Евгений Морозов, распрощавшись с Настей, с удовольствием занялся работой самостоятельно. Перво-наперво он решил все-таки разыскать неизвестно куда запропастившегося Александра Дьякова и для этого отправился в Северный округ, где был прописан Дьяков и где у самого Морозова жил надежный источник информации. Имя у «источника» было замысловатое – Нафанаил Анфилохиевич, но окружающие называли его проще – Нафаня. С возрастом к смешному сокращенному имени прибавилось слово "дед".
Отсидок у деда Нафани было не счесть, но к воровской элите он не принадлежал, сидел в основном по хулиганскому пьяному делу, в кратких перерывах между ходками исправно работал, пил, правда, не менее исправно.
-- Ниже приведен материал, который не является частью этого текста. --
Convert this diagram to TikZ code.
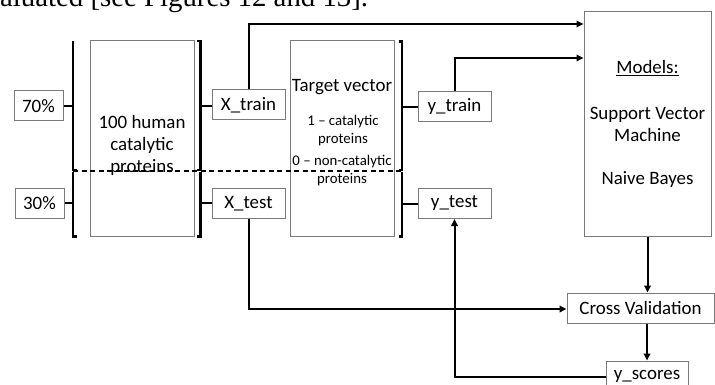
\documentclass[tikz,border=0pt]{standalone}
\usepackage{fontspec}
\setmainfont{Carlito}
\newfontfamily\bodyserif{Liberation Serif}
\usetikzlibrary{arrows.meta}
\definecolor{boxgray}{HTML}{7A7A7A}
\begin{document}
\begin{tikzpicture}[x=1pt,y=-1pt,
  box/.style={draw=boxgray,line width=1pt,minimum height=30pt,inner sep=0pt,font=\fontsize{18.9}{22}\selectfont},
  bigbox/.style={draw=boxgray,line width=1pt,inner sep=0pt,align=center},
  wire/.style={line width=2pt,line join=miter},
  arr/.style={wire,-{Triangle[length=7pt,width=6.5pt]}},
  brace/.style={line width=2.6pt,line join=miter},
  tick/.style={line width=2pt},
  split/.style={line width=1.2pt,dash pattern=on 5pt off 3.5pt}]
\useasboundingbox (0,0) rectangle (715,385);
\clip (0,0) rectangle (715,385);

% running text of the page above the figure
\node[anchor=base west,inner sep=0pt,font=\bodyserif\fontsize{28.8}{30}\selectfont] (caption) at (0,7) {aluated [see Figures 12 and 13].};

% split percentages
\node[box,minimum width=49pt] (p70) at (38.5,106) {70\%};
\node[box,minimum width=49pt] (p30) at (39.5,203) {30\%};

% dataset
\node[bigbox,minimum width=104pt,minimum height=195pt] (data) at (142,138.5) {};
\node[align=center,inner sep=0pt,font=\fontsize{18.9}{22}\selectfont] (datatxt) at (142,145) {100 human\\catalytic\\proteins};

% target vector
\node[bigbox,minimum width=104pt,minimum height=195pt] (tgt) at (342,138.5) {};
\node[inner sep=0pt,font=\fontsize{18.9}{22}\selectfont] (tgttitle) at (342,87) {Target vector};
\node[align=center,inner sep=0pt,font=\fontsize{14.8}{18}\selectfont] (tgtone) at (343,131) {1 -- catalytic\\proteins};
\node[align=center,inner sep=0pt,font=\fontsize{14.8}{18}\selectfont] (tgtzero) at (342,171) {0 -- non-catalytic\\proteins};

% feature / label parts
\node[box,minimum width=73pt] (xtr) at (248.5,105) {X\_train};
\node[box,minimum width=73pt] (xte) at (248.5,203.5) {X\_test};
\node[box,minimum width=73pt] (ytr) at (454.5,107) {y\_train};
\node[box,minimum width=73pt] (yte) at (454.5,203.5) {y\_test};

% models
\node[bigbox,minimum width=127pt,minimum height=224pt] (models) at (647.5,124) {};
\node[inner sep=0pt,font=\fontsize{18.9}{22}\selectfont] (mtitle) at (647.5,68) {\underline{Models:}};
\node[align=center,inner sep=0pt,font=\fontsize{18.9}{22}\selectfont] (msvm) at (647.5,124) {Support Vector\\Machine};
\node[inner sep=0pt,font=\fontsize{18.9}{22}\selectfont] (mnb) at (647.5,180) {Naive Bayes};

% evaluation
\node[box,minimum width=147pt] (cv) at (640.5,308) {Cross Validation};
\node[box,minimum width=82pt,minimum height=31pt] (ysc) at (647,376.5) {y\_scores};

% brackets
\coordinate (lb) at (73,0);
\coordinate (rb) at (200.5,0);
\coordinate (tb) at (402,0);
\draw[brace] (73,41) -- (73,170) -- (76.5,170);
\draw[brace] (73,172) -- (73,236.5) -- (76.5,236.5);
\draw[brace] (197,41) -- (200.5,41) -- (200.5,170) -- (197,170);
\draw[brace] (200.5,172) -- (200.5,236.5) -- (197,236.5);
\draw[brace] (398.5,41.5) -- (402,41.5) -- (402,170) -- (398.5,170);
\draw[brace] (402,172) -- (402,236.5) -- (398.5,236.5);

% 70/30 split line
\draw[split] (73,171) -- (402,171);

% bracket ticks
\draw[tick] (p70.east) -- (p70.east -| lb);
\draw[tick] (p30.east) -- (p30.east -| lb);
\draw[tick] (xtr.west |- p70.east) -- (rb |- p70.east);
\draw[tick] (xte.west |- p30.east) -- (rb |- p30.east);
\draw[tick] (ytr.west) -- (ytr.west -| tb);
\draw[tick] (yte.west) -- (yte.west -| tb);

% connectors
\draw[arr] (xtr.north) -- (248.5,24) -- (models.west |- 0,24);
\draw[arr] (ytr.north) -- (454.5,58) -- (models.west |- 0,58);
\draw[arr] (xte.south) -- (248.5,309) -- (cv.west |- 0,309);
\draw[arr] (models.south) -- (models.south |- cv.north);
\draw[arr] (cv.south -| ysc.north) -- (ysc.north);
\draw[arr] (ysc.west |- 0,377) -- (454.5,377) -- (yte.south);
\end{tikzpicture}
\end{document}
Природа наградила Нафаню завидным здоровьем, и несмотря на систематическое пьянство, алкоголиком он не стал. К старости решил осесть поближе к детям и внукам, и хотя понимал, что никакой любви родня к нему не испытывает, но все же надеялся, что в старческой немощи его не бросят подыхать под забором.
Пенсию дед Нафаня себе своими приключениями в зоне не высидел, поэтому, несмотря на возраст, продолжал по мере сил работать вахтером в трех разных местах по режиму "сутки через трое". Ну и еще кое-чего по мелочи.
Надо же расплачиваться за предоставление московской прописки с таким-то ворохом судимостей.
Морозов познакомился с Нафаней, когда был еще старшим лейтенантом, отчего и называл его дед не иначе как «старшой». Отношения их были ровными, скорее теплыми, чем прохладными. Нафаня Морозову ничем обязан не был, но из всех милиционеров, которые пользовались услугами деда, «старшой» был единственным, кто платил, во-первых, всегда, во-вторых, наличными, а главное – сразу, а не откладывал на потом.
– Здоров, старшой, – приветствовал капитана дед Нафаня, увидев знакомую фигуру в вестибюле учреждения, где в этот день старик нес вахту.
– Здравствуй, дед, – приветливо кивнул Морозов. – Как живешь-можешь?
– Живем-то хорошо, а вот можем плохо, – выдал традиционное приветствие Нафаня. – С чем пожаловал?
– Покалякать, чайку попить. Примешь?
– А чего ж, дело хорошее. Сегодня короткий день, в час дня все уж по домам разбегутся, так что мы с тобой и чаю напьемся в тишине, и накалякаемся. Или тебе горит?